Il video, che ha raggiunto 2,5 milioni di visualizzazioni, prende di mira anche il comportamento della polizia: in un passaggio, Koechlin consiglia al pubblico di donne immaginario: "Se non sei stata già umiliata a sufficienza, vai dalla polizia, che là di certo ti spiegheranno perché è tutta colpa tua!"
“L’anno scorso riflettevamo su come occuparci della reazione della polizia davanti alle vittime di stupri, ma non avevamo nulla di concreto per le mani” ha spiegato a China Files Gursiram Khamba, autore del collettivo AIB.
“Dopo una serie di sketch pubblicati su Youtube coi produttori di NH7 abbiamo iniziato a riflettere su cosa potevamo fare per affrontare il tema della violenza di genere, una questione di estrema importanza. Abbiamo deciso di non tenere un approccio tradizionale e paternalistico, tipo le pubblicità progresso in televisione, ci siamo detti ‘vediamo come possiamo parlarne con la comicità’, che è ciò che sappiamo fare meglio”.
Grazie alla partecipazione di Koechlin e Pande, due superstar dell’entertainment indiano, anche i media tradizionali hanno sostenuto la causa, proiettando il video satirico in una dimensione mondiale.
“Molti ci hanno chiesto di tradurre il video in altre lingue” ha spiegato Khamba “e per quanto ne sappiamo ne esiste già una versione in francese e una in portoghese, mentre altri paesi hanno ripreso il video originale in inglese. Questo indica come il problema delle violenze di genere sia rilevante non solo in India ma in tutto il mondo, dall’America Latina agli Usa e l’Europa”.
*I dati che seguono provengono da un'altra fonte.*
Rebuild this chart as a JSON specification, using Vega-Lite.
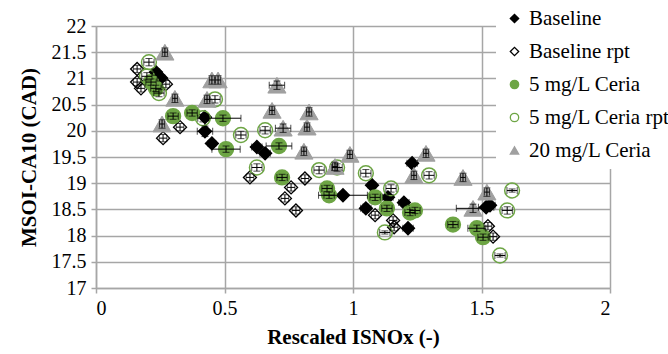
{
  "$schema": "https://vega.github.io/schema/vega-lite/v6.json",
  "width": 514,
  "height": 262,
  "autosize": {"type": "none"},
  "padding": {"left": 96, "top": 26, "right": 58, "bottom": 66},
  "background": "white",
  "data": {
    "values": [
      {"series": "Baseline", "x": 0.233, "y": 21.12, "xe": 0.015, "ye": 0.06},
      {"series": "Baseline", "x": 0.253, "y": 21.01, "xe": 0.015, "ye": 0.06},
      {"series": "Baseline", "x": 0.424, "y": 20.26, "xe": 0.015, "ye": 0.06},
      {"series": "Baseline", "x": 0.424, "y": 19.99, "xe": 0.03, "ye": 0.1},
      {"series": "Baseline", "x": 0.451, "y": 19.76, "xe": 0.015, "ye": 0.06},
      {"series": "Baseline", "x": 0.626, "y": 19.69, "xe": 0.02, "ye": 0.06},
      {"series": "Baseline", "x": 0.658, "y": 19.57, "xe": 0.02, "ye": 0.06},
      {"series": "Baseline", "x": 0.961, "y": 18.77, "xe": 0.095, "ye": 0.06},
      {"series": "Baseline", "x": 1.074, "y": 18.96, "xe": 0.015, "ye": 0.06},
      {"series": "Baseline", "x": 1.136, "y": 18.73, "xe": 0.02, "ye": 0.06},
      {"series": "Baseline", "x": 1.05, "y": 18.52, "xe": 0.02, "ye": 0.08},
      {"series": "Baseline", "x": 1.23, "y": 19.38, "xe": 0.02, "ye": 0.05},
      {"series": "Baseline", "x": 1.198, "y": 18.63, "xe": 0.02, "ye": 0.06},
      {"series": "Baseline", "x": 1.214, "y": 18.14, "xe": 0.02, "ye": 0.06},
      {"series": "Baseline", "x": 1.518, "y": 18.54, "xe": 0.03, "ye": 0.05},
      {"series": "Baseline", "x": 1.533, "y": 18.58, "xe": 0.02, "ye": 0.05},

      {"series": "Baseline rpt", "x": 0.16, "y": 21.18, "xe": 0.015, "ye": 0.07},
      {"series": "Baseline rpt", "x": 0.16, "y": 20.93, "xe": 0.015, "ye": 0.07},
      {"series": "Baseline rpt", "x": 0.175, "y": 20.81, "xe": 0.015, "ye": 0.07},
      {"series": "Baseline rpt", "x": 0.272, "y": 20.89, "xe": 0.015, "ye": 0.07},
      {"series": "Baseline rpt", "x": 0.327, "y": 20.07, "xe": 0.015, "ye": 0.07},
      {"series": "Baseline rpt", "x": 0.261, "y": 19.86, "xe": 0.015, "ye": 0.07},
      {"series": "Baseline rpt", "x": 0.599, "y": 19.11, "xe": 0.015, "ye": 0.07},
      {"series": "Baseline rpt", "x": 0.759, "y": 18.92, "xe": 0.015, "ye": 0.07},
      {"series": "Baseline rpt", "x": 0.813, "y": 19.09, "xe": 0.015, "ye": 0.07},
      {"series": "Baseline rpt", "x": 0.735, "y": 18.71, "xe": 0.015, "ye": 0.07},
      {"series": "Baseline rpt", "x": 0.778, "y": 18.48, "xe": 0.015, "ye": 0.07},
      {"series": "Baseline rpt", "x": 1.086, "y": 18.39, "xe": 0.015, "ye": 0.07},
      {"series": "Baseline rpt", "x": 1.156, "y": 18.29, "xe": 0.015, "ye": 0.07},
      {"series": "Baseline rpt", "x": 1.16, "y": 18.16, "xe": 0.015, "ye": 0.07},
      {"series": "Baseline rpt", "x": 1.545, "y": 17.98, "xe": 0.015, "ye": 0.07},
      {"series": "Baseline rpt", "x": 1.525, "y": 18.18, "xe": 0.015, "ye": 0.07},

      {"series": "5 mg/L Ceria", "x": 0.214, "y": 20.93, "xe": 0.02, "ye": 0.06},
      {"series": "5 mg/L Ceria", "x": 0.233, "y": 20.81, "xe": 0.02, "ye": 0.06},
      {"series": "5 mg/L Ceria", "x": 0.3, "y": 20.28, "xe": 0.02, "ye": 0.06},
      {"series": "5 mg/L Ceria", "x": 0.374, "y": 20.34, "xe": 0.02, "ye": 0.06},
      {"series": "5 mg/L Ceria", "x": 0.494, "y": 20.24, "xe": 0.07, "ye": 0.06},
      {"series": "5 mg/L Ceria", "x": 0.506, "y": 19.65, "xe": 0.055, "ye": 0.06},
      {"series": "5 mg/L Ceria", "x": 0.712, "y": 19.71, "xe": 0.05, "ye": 0.06},
      {"series": "5 mg/L Ceria", "x": 0.724, "y": 19.11, "xe": 0.02, "ye": 0.06},
      {"series": "5 mg/L Ceria", "x": 0.899, "y": 18.9, "xe": 0.02, "ye": 0.06},
      {"series": "5 mg/L Ceria", "x": 0.907, "y": 18.77, "xe": 0.02, "ye": 0.06},
      {"series": "5 mg/L Ceria", "x": 1.086, "y": 18.73, "xe": 0.02, "ye": 0.06},
      {"series": "5 mg/L Ceria", "x": 1.132, "y": 18.52, "xe": 0.02, "ye": 0.06},
      {"series": "5 mg/L Ceria", "x": 1.222, "y": 18.44, "xe": 0.02, "ye": 0.06},
      {"series": "5 mg/L Ceria", "x": 1.241, "y": 18.48, "xe": 0.02, "ye": 0.06},
      {"series": "5 mg/L Ceria", "x": 1.389, "y": 18.21, "xe": 0.02, "ye": 0.06},
      {"series": "5 mg/L Ceria", "x": 1.482, "y": 18.14, "xe": 0.035, "ye": 0.06},
      {"series": "5 mg/L Ceria", "x": 1.506, "y": 17.97, "xe": 0.02, "ye": 0.06},

      {"series": "5 mg/L Ceria rpt", "x": 0.206, "y": 21.31, "xe": 0.02, "ye": 0.07},
      {"series": "5 mg/L Ceria rpt", "x": 0.198, "y": 21.04, "xe": 0.02, "ye": 0.07},
      {"series": "5 mg/L Ceria rpt", "x": 0.245, "y": 20.72, "xe": 0.02, "ye": 0.07},
      {"series": "5 mg/L Ceria rpt", "x": 0.463, "y": 20.6, "xe": 0.02, "ye": 0.07},
      {"series": "5 mg/L Ceria rpt", "x": 0.416, "y": 20.24, "xe": 0.02, "ye": 0.07},
      {"series": "5 mg/L Ceria rpt", "x": 0.564, "y": 19.92, "xe": 0.02, "ye": 0.07},
      {"series": "5 mg/L Ceria rpt", "x": 0.658, "y": 20.01, "xe": 0.02, "ye": 0.07},
      {"series": "5 mg/L Ceria rpt", "x": 0.626, "y": 19.3, "xe": 0.02, "ye": 0.07},
      {"series": "5 mg/L Ceria rpt", "x": 0.868, "y": 19.25, "xe": 0.02, "ye": 0.07},
      {"series": "5 mg/L Ceria rpt", "x": 0.938, "y": 19.3, "xe": 0.02, "ye": 0.07},
      {"series": "5 mg/L Ceria rpt", "x": 1.05, "y": 19.19, "xe": 0.02, "ye": 0.07},
      {"series": "5 mg/L Ceria rpt", "x": 1.148, "y": 18.9, "xe": 0.02, "ye": 0.07},
      {"series": "5 mg/L Ceria rpt", "x": 1.296, "y": 19.15, "xe": 0.02, "ye": 0.07},
      {"series": "5 mg/L Ceria rpt", "x": 1.124, "y": 18.06, "xe": 0.02, "ye": 0.03},
      {"series": "5 mg/L Ceria rpt", "x": 1.619, "y": 18.86, "xe": 0.02, "ye": 0.03},
      {"series": "5 mg/L Ceria rpt", "x": 1.6, "y": 18.48, "xe": 0.02, "ye": 0.07},
      {"series": "5 mg/L Ceria rpt", "x": 1.572, "y": 17.62, "xe": 0.02, "ye": 0.03},

      {"series": "20 mg/L Ceria", "x": 0.268, "y": 21.5, "xe": 0.01, "ye": 0.08},
      {"series": "20 mg/L Ceria", "x": 0.451, "y": 20.97, "xe": 0.01, "ye": 0.08},
      {"series": "20 mg/L Ceria", "x": 0.475, "y": 20.97, "xe": 0.01, "ye": 0.08},
      {"series": "20 mg/L Ceria", "x": 0.307, "y": 20.62, "xe": 0.01, "ye": 0.08},
      {"series": "20 mg/L Ceria", "x": 0.432, "y": 20.6, "xe": 0.01, "ye": 0.08},
      {"series": "20 mg/L Ceria", "x": 0.257, "y": 20.13, "xe": 0.01, "ye": 0.08},
      {"series": "20 mg/L Ceria", "x": 0.704, "y": 20.87, "xe": 0.03, "ye": 0.08},
      {"series": "20 mg/L Ceria", "x": 0.685, "y": 20.39, "xe": 0.01, "ye": 0.08},
      {"series": "20 mg/L Ceria", "x": 0.728, "y": 20.05, "xe": 0.03, "ye": 0.08},
      {"series": "20 mg/L Ceria", "x": 0.829, "y": 20.36, "xe": 0.01, "ye": 0.08},
      {"series": "20 mg/L Ceria", "x": 0.821, "y": 20.07, "xe": 0.01, "ye": 0.08},
      {"series": "20 mg/L Ceria", "x": 0.809, "y": 19.61, "xe": 0.01, "ye": 0.08},
      {"series": "20 mg/L Ceria", "x": 0.988, "y": 19.55, "xe": 0.01, "ye": 0.08},
      {"series": "20 mg/L Ceria", "x": 0.93, "y": 19.32, "xe": 0.01, "ye": 0.08},
      {"series": "20 mg/L Ceria", "x": 1.284, "y": 19.57, "xe": 0.01, "ye": 0.08},
      {"series": "20 mg/L Ceria", "x": 1.237, "y": 19.15, "xe": 0.01, "ye": 0.08},
      {"series": "20 mg/L Ceria", "x": 1.428, "y": 19.11, "xe": 0.01, "ye": 0.08},
      {"series": "20 mg/L Ceria", "x": 1.521, "y": 18.83, "xe": 0.01, "ye": 0.08},
      {"series": "20 mg/L Ceria", "x": 1.467, "y": 18.52, "xe": 0.065, "ye": 0.08}
    ]
  },
  "encoding": {
    "x": {
      "field": "x", "type": "quantitative",
      "scale": {"domain": [0, 2], "nice": false, "zero": false},
      "axis": {"title": "Rescaled ISNOx (-)", "values": [0, 0.5, 1, 1.5, 2], "format": "~g"}
    },
    "y": {
      "field": "y", "type": "quantitative",
      "scale": {"domain": [17, 22], "nice": false, "zero": false},
      "axis": {"title": "MSOI-CA10 (CAD)", "values": [17, 17.5, 18, 18.5, 19, 19.5, 20, 20.5, 21, 21.5, 22], "format": "~g"}
    }
  },
  "layer": [
    {
      "transform": [{"filter": "indexof(datum.series, 'Baseline') == 0"}],
      "mark": {"type": "point", "filled": true, "size": 170, "strokeWidth": 1.3, "opacity": 1},
      "encoding": {
        "shape": {"field": "series", "type": "nominal", "title": null,
          "scale": {"domain": ["Baseline", "Baseline rpt", "5 mg/L Ceria", "5 mg/L Ceria rpt", "20 mg/L Ceria"],
                    "range": ["diamond", "diamond", "circle", "circle", "triangle-up"]}},
        "fill": {"field": "series", "type": "nominal", "title": null,
          "scale": {"domain": ["Baseline", "Baseline rpt", "5 mg/L Ceria", "5 mg/L Ceria rpt", "20 mg/L Ceria"],
                    "range": ["#000000", "transparent", "#6DA544", "transparent", "#A0A0A0"]}},
        "stroke": {"field": "series", "type": "nominal", "title": null,
          "scale": {"domain": ["Baseline", "Baseline rpt", "5 mg/L Ceria", "5 mg/L Ceria rpt", "20 mg/L Ceria"],
                    "range": ["#000000", "#000000", "#6DA544", "#6DA544", "#A0A0A0"]}}
      }
    },
    {
      "transform": [{"filter": "indexof(datum.series, '5 mg/L') == 0"}],
      "mark": {"type": "point", "filled": true, "size": 220, "strokeWidth": 1.5, "opacity": 1},
      "encoding": {
        "shape": {"field": "series", "type": "nominal", "title": null},
        "fill": {"field": "series", "type": "nominal", "title": null},
        "stroke": {"field": "series", "type": "nominal", "title": null}
      }
    },
    {
      "transform": [{"filter": "datum.series == '20 mg/L Ceria'"}],
      "mark": {"type": "point", "filled": true, "size": 330, "strokeWidth": 1, "opacity": 1},
      "encoding": {
        "shape": {"field": "series", "type": "nominal", "title": null},
        "fill": {"field": "series", "type": "nominal", "title": null},
        "stroke": {"field": "series", "type": "nominal", "title": null}
      }
    },
    {
      "mark": {"type": "errorbar", "ticks": {"size": 7, "thickness": 1, "color": "#000000"}, "rule": {"strokeWidth": 1, "color": "#000000"}},
      "encoding": {
        "x": {"field": "x", "type": "quantitative"},
        "xError": {"field": "xe"},
        "y": {"field": "y", "type": "quantitative"}
      }
    },
    {
      "mark": {"type": "errorbar", "ticks": {"size": 7, "thickness": 1, "color": "#000000"}, "rule": {"strokeWidth": 1, "color": "#000000"}},
      "encoding": {
        "y": {"field": "y", "type": "quantitative"},
        "yError": {"field": "ye"},
        "x": {"field": "x", "type": "quantitative"}
      }
    }
  ],
  "config": {
    "font": "Liberation Serif",
    "view": {"stroke": null},
    "axis": {
      "grid": true,
      "gridColor": "#A6A6A6",
      "gridWidth": 1.5,
      "domainColor": "#A6A6A6",
      "domainWidth": 1.5,
      "tickColor": "#A6A6A6",
      "tickWidth": 1.5,
      "tickSize": 5,
      "labelFont": "Liberation Serif",
      "labelFontSize": 20,
      "labelColor": "#000000",
      "labelPadding": 5,
      "titleFont": "Liberation Serif",
      "titleFontSize": 21,
      "titleFontWeight": "bold",
      "titleColor": "#000000"
    },
    "axisX": {"titlePadding": 8},
    "axisY": {"titlePadding": 12},
    "legend": {
      "orient": "none",
      "legendX": 400,
      "legendY": -26,
      "fillColor": "#FFFFFF",
      "padding": 8,
      "labelFont": "Liberation Serif",
      "labelFontSize": 21,
      "labelColor": "#000000",
      "labelOffset": 4,
      "symbolSize": 70,
      "symbolStrokeWidth": 1.3,
      "rowPadding": 11,
      "labelLimit": 300
    }
  }
}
Se il video ha avuto il pregio di bucare il tabù degli stupri nel paese come questione sociale, i comici di AIB sono comunque convinti che nuove leggi e annunci ufficiali non aiuteranno a cambiare la condizione delle donne in India: “Finché la società indiana rimarrà ancorata alla tradizionale struttura patriarcale non si potrà trovare nessuna soluzione alla violazione di diritti fondamentali che le donne subiscono ogni giorno”.